— Start —
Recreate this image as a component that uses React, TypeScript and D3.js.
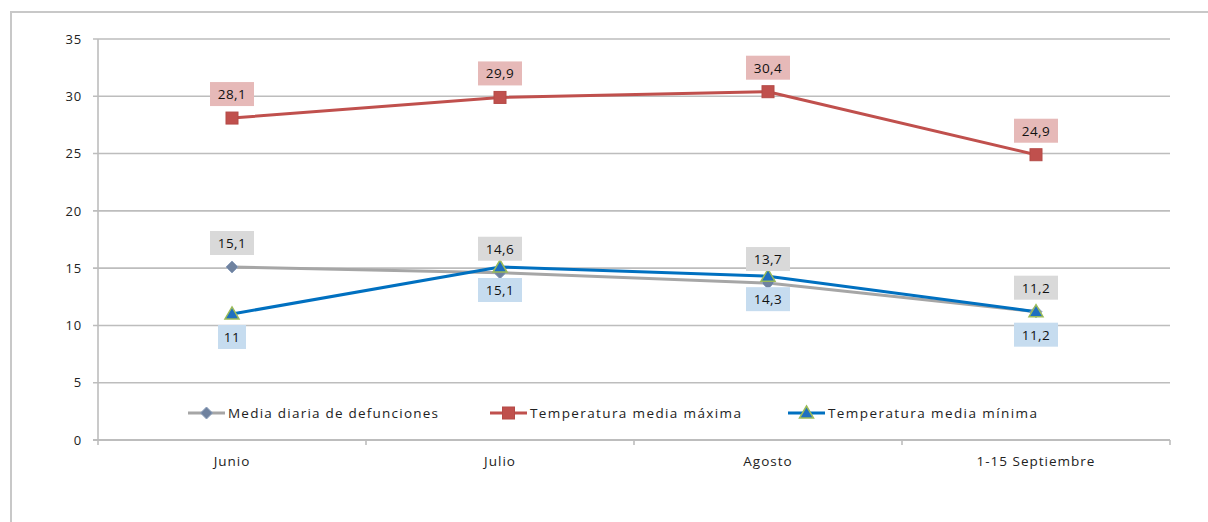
import React from 'react';
import * as d3 from 'd3';

// months on the x axis and the three series
const categories = ['Junio', 'Julio', 'Agosto', '1-15 Septiembre'];
const defunciones = [15.1, 14.6, 13.7, 11.2];
const tempMax = [28.1, 29.9, 30.4, 24.9];
const tempMin = [11, 15.1, 14.3, 11.2];
const yTicks = [0, 5, 10, 15, 20, 25, 30, 35];
const seriesNames = ['Media diaria de defunciones', 'Temperatura media máxima', 'Temperatura media mínima'];

const W = 1208;
const H = 522;
const plot = { left: 98, right: 1170, top: 39, bottom: 440 };
const font = '"Open Sans", "DejaVu Sans", sans-serif';

const fmt = (v: number) => String(v).replace('.', ',');

export default function App() {
  const x = d3.scalePoint<string>().domain(categories).range([plot.left, plot.right]).padding(0.5);
  const y = d3.scaleLinear().domain([0, 35]).range([plot.bottom, plot.top]);
  const step = x.step();
  const line = d3.line<number>()
    .x((_, i) => x(categories[i]) as number)
    .y((d) => y(d));

  const series = [
    { name: seriesNames[0], values: defunciones, color: '#a6a6a6', marker: 'diamond', box: '#d9d9d9', above: true },
    { name: seriesNames[1], values: tempMax, color: '#c0504d', marker: 'square', box: '#e6b9b8', above: true },
    { name: seriesNames[2], values: tempMin, color: '#0070c0', marker: 'triangle', box: '#c6dcef', above: false },
  ];

  const marker = (type: string, cx: number, cy: number, key: string) => {
    if (type === 'diamond') {
      return <path key={key} d={`M${cx},${cy - 6}L${cx + 6},${cy}L${cx},${cy + 6}L${cx - 6},${cy}Z`} fill="#6f829f" stroke="#8ea1bd" strokeWidth={1} />;
    }
    if (type === 'square') {
      return <rect key={key} x={cx - 6} y={cy - 6} width={12} height={12} fill="#c0504d" stroke="#b44a47" strokeWidth={1} />;
    }
    return <path key={key} d={`M${cx},${cy - 7}L${cx + 7},${cy + 5}L${cx - 7},${cy + 5}Z`} fill="#1f6fc0" stroke="#9bbb59" strokeWidth={1.5} />;
  };

  const legendItems = [
    { x: 188, textW: 210 },
    { x: 490, textW: 211 },
    { x: 788, textW: 209 },
  ];
  const legendY = 413;

  const boundaries = d3.range(categories.length + 1).map((i) => plot.left + i * step);

  return (
    <svg width={W} height={H} style={{ display: 'block', position: 'absolute', left: 0, top: 0 }} viewBox={`0 0 ${W} ${H}`}>
      <rect x={0} y={0} width={W} height={H} fill="#ffffff" />
      {/* outer chart frame */}
      <path d={`M11,${H + 2}V12H${W + 2}`} fill="none" stroke="#c8c8c8" strokeWidth={2} />

      {/* gridlines */}
      {yTicks.map((t) => (
        <g key={t}>
          <line x1={plot.left - 5} x2={plot.right} y1={y(t)} y2={y(t)} stroke="#bdbdbd" strokeWidth={t === 0 ? 2 : 1.6} />
          <text x={82} y={y(t)} dy="0.36em" textAnchor="end" fontFamily={font} fontSize={13} letterSpacing={0.8} fill="#222">{t}</text>
        </g>
      ))}
      <line x1={plot.left} x2={plot.left} y1={plot.top} y2={plot.bottom + 5} stroke="#bdbdbd" strokeWidth={1.6} />
      {boundaries.slice(1).map((bx) => (
        <line key={bx} x1={bx} x2={bx} y1={plot.bottom} y2={plot.bottom + 5} stroke="#bdbdbd" strokeWidth={1.6} />
      ))}

      {/* category labels */}
      {categories.map((c) => (
        <text key={c} x={x(c)} y={466} textAnchor="middle" fontFamily={font} fontSize={13.5} letterSpacing={1} fill="#222">{c}</text>
      ))}

      {/* series lines */}
      {series.map((s) => (
        <path key={s.name} d={line(s.values) || ''} fill="none" stroke={s.color} strokeWidth={3} strokeLinejoin="round" />
      ))}
      {series.map((s) => s.values.map((v, i) => marker(s.marker, x(categories[i]) as number, y(v), s.name + i)))}

      {/* data labels */}
      {series.map((s) => s.values.map((v, i) => {
        const txt = fmt(v);
        const bw = txt.length * 8 + 12;
        const bh = 24;
        const cx = x(categories[i]) as number;
        const cy = s.above ? y(v) - 24 : y(v) + 23;
        return (
          <g key={s.name + 'l' + i}>
            <rect x={cx - bw / 2} y={cy - bh / 2} width={bw} height={bh} fill={s.box} />
            <text x={cx} y={cy} dy="0.36em" textAnchor="middle" fontFamily={font} fontSize={13.5} letterSpacing={0.5} fill="#111">{txt}</text>
          </g>
        );
      }))}

      {/* legend */}
      {series.map((s, i) => {
        const lx = legendItems[i].x;
        return (
          <g key={'lg' + i}>
            <line x1={lx} x2={lx + 37} y1={legendY} y2={legendY} stroke={s.color} strokeWidth={3} />
            {marker(s.marker, lx + 18.5, legendY, 'lm' + i)}
            <text x={lx + 40} y={legendY} dy="0.36em" fontFamily={font} fontSize={13.5} fill="#222"
              textLength={legendItems[i].textW} lengthAdjust="spacing">{s.name}</text>
          </g>
        );
      })}
    </svg>
  );
}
— End —
Directive -> Begin at the first line of the data above and repeat each line exactly, stopping after the line containing "import * as d3 from 'd3';". Omit the pictures.

Completed task ->
Recreate this image as a component that uses React, TypeScript and D3.js.
import React from 'react';
import * as d3 from 'd3';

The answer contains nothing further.